Dear Father Tony,
"Barry" and I were legally married last year. We had been boyfriends and partners for ten years before that.
Last night we went to a party where I told a funny story that fell flat. Oh they laughed but it was polite.
When we got home I asked "Barry" if I am funny and he said "Sometimes" and that was it. Now I have to add that to the list of what's not good enough in me. Not cute enough. Not smart enough. Not sexy enough. Not successful enough. Not rich enough. Not young enough. Not thin enough. And now I have to add not funny enough. Here's my question. When can I say I am good enough? Will it ever happen?
"Barry" loves me and says everything is fine and our friends seem to like me OK but it's like I don't really exist except just as "Barry's" husband. This is how I feel all the time. I have this fantasy about a man who will love everything about me and say "I adore you" but when I imagine his face, I see "Barry". This feeling is eating at me.
One day, an armless man walked into a village in southern Italy....
All that laughter that you missed getting when you told your funny story? I've been delivering it while reading your letter. Not because I mean to be derisive, but because I feel sympathy for you and think that you need just one simple wake-up call that will set you on the right track to solving a problem that is exclusively yours (Not your husband's. Not your friends'.)
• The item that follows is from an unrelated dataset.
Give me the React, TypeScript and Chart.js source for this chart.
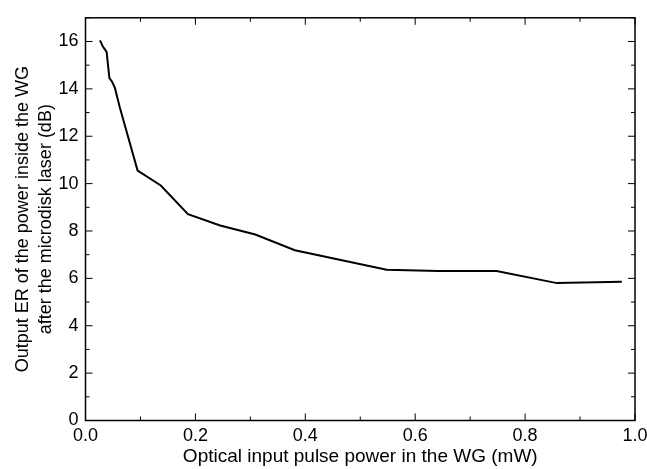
import React, { useEffect, useRef } from "react";
import { Chart, registerables } from "chart.js";

Chart.register(...registerables);

const powerMW = [0.0264, 0.0313, 0.0384, 0.0435, 0.0484, 0.0535, 0.0626, 0.0948, 0.137, 0.1865, 0.245, 0.309, 0.381, 0.548, 0.642, 0.748, 0.858, 0.976];
const erDB = [16.05, 15.8, 15.56, 14.45, 14.3, 14.04, 13.2, 10.55, 9.92, 8.71, 8.23, 7.85, 7.19, 6.36, 6.31, 6.31, 5.8, 5.86];
const xTitle = "Optical input pulse power in the WG (mW)";
const yTitle = ["Output ER of the power inside the WG", "after the microdisk laser (dB)"];

const FONT = "'Liberation Sans', Arial, sans-serif";

const framePlugin = {
  id: "frameTicks",
  afterDraw(chart: any) {
    const { ctx, chartArea: a, scales } = chart;
    ctx.save();
    ctx.strokeStyle = "#000";
    ctx.lineWidth = 1.5;
    ctx.strokeRect(a.left, a.top, a.right - a.left, a.bottom - a.top);
    ctx.lineWidth = 1;
    ctx.beginPath();
    for (const t of scales.x.ticks) {
      const v = Math.round(t.value * 10);
      const px = scales.x.getPixelForValue(t.value);
      const len = v % 2 === 0 ? 7 : 4;
      ctx.moveTo(px, a.bottom);
      ctx.lineTo(px, a.bottom - len);
      ctx.moveTo(px, a.top);
      ctx.lineTo(px, a.top + len);
    }
    for (const t of scales.y.ticks) {
      const v = Math.round(t.value);
      const py = scales.y.getPixelForValue(t.value);
      const len = v % 2 === 0 ? 7 : 4;
      ctx.moveTo(a.left, py);
      ctx.lineTo(a.left + len, py);
      ctx.moveTo(a.right, py);
      ctx.lineTo(a.right - len, py);
    }
    ctx.stroke();
    ctx.restore();
  },
};

export default function App() {
  const ref = useRef<HTMLCanvasElement>(null);
  useEffect(() => {
    document.body.style.margin = "0";
    const chart = new Chart(ref.current!, {
      type: "line",
      data: {
        datasets: [
          {
            data: powerMW.map((x, i) => ({ x, y: erDB[i] })),
            borderColor: "#000",
            borderWidth: 2,
            pointRadius: 0,
            tension: 0,
            fill: false,
          },
        ],
      },
      options: {
        animation: false,
        responsive: false,
        layout: { padding: { top: 9.5, right: 12, left: 0, bottom: 0 } },
        plugins: { legend: { display: false }, tooltip: { enabled: false } },
        scales: {
          x: {
            type: "linear",
            min: 0,
            max: 1,
            grid: { display: false, drawTicks: false },
            border: { display: false },
            ticks: {
              stepSize: 0.1,
              autoSkip: false,
              maxRotation: 0,
              padding: 5,
              color: "#000",
              font: { family: FONT, size: 18 },
              callback: (v: any) => (Math.round(v * 10) % 2 === 0 ? Number(v).toFixed(1) : ""),
            },
            title: { display: true, text: xTitle, color: "#000", font: { family: FONT, size: 19 }, padding: { top: 0, bottom: 1 } },
            afterFit: (s: any) => { s.height = 48.5; s.paddingRight = 0; s.paddingLeft = 0; },
          },
          y: {
            type: "linear",
            min: 0,
            max: 17,
            grid: { display: false, drawTicks: false },
            border: { display: false },
            ticks: {
              stepSize: 1,
              autoSkip: false,
              padding: 7,
              color: "#000",
              font: { family: FONT, size: 18 },
              callback: (v: any) => (Math.round(v) % 2 === 0 ? String(v) : ""),
            },
            title: { display: true, text: yTitle, color: "#000", font: { family: FONT, size: 18, lineHeight: 1.3 }, padding: { top: 11, bottom: 0 } },
            afterFit: (s: any) => { s.width = 85.5; },
          },
        },
      },
      plugins: [framePlugin],
    });
    return () => chart.destroy();
  }, []);
  return (
    <div style={{ width: 647, height: 469, background: "#fff" }}>
      <canvas ref={ref} width={647} height={469} />
    </div>
  );
}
Sweetheart, the bad news is that you will never be good enough. The good news is that nobody is ever good enough. The even better news is that you can now stop worrying about this.
You need to reframe the question that has been gnawing at you. Instead of wondering if you are good enough, you need to ask yourself if you are doing everything you can do to be the best "Harry" possible. Only one person can answer that question: "Harry" himself.
Many readers will scream "He's got bad insecurity! He's got poor self-image! No one will love him because he doesn't love himself! Doormat!" I suspect you've been told those things before, but, like water off a duck's back....
What is interesting is that when you say you are not funny enough, what you are really saying is that you fear that your husband imagines someone funnier, and yet you yourself have no problem imagining someone whose love might be more unconditional.
Your letter made me wonder if women who get their breasts augmented for their husbands are not making a bad mistake. I am quite sure that if I had my butt lifted and my dick pumped full of silly putty and if I bought chest implants and hair plugs and a face lift, my husband would recoil in horror and never touch me again.
Love and attraction are not directed to plastic parts and artifice, they are directed to something that you emit uncontrollably: the real you. If you have let your husband know the real you intimately and completely, and if he loves you, there is very little you can do to elevate that love or snuff it out. I guess that is the essence of the "for better or worse" clause - boredom with our spouses' old jokes landing squarely in the latter half of that equation.
Maybe you just need some stronger demonstration of his love. If so, tell him so. There is nothing wrong with telling a spouse when you need stroking. They don't always see it. If he says "Oh you are so needful!", just smile and shrug and soak it up. Give yourself permission to be confident in his love.
PS: For years, I was famous for telling a long and convoluted joke at parties. There was always a moment when the revelers would scream for me to tell the "Armless Man" joke. When they did, my husband would roll his eyes, but I don't think he loved me any less for the telling. (The last time I told that joke was in 1992, at a dinner party, seated next to the host who, during the joke, passed out drunk after opening, next to my plate, a small ornate metal box containing the ashes of her last cat, to which I added some salad dressing before snapping shut the lid and leaving the table with the joke unfinished.)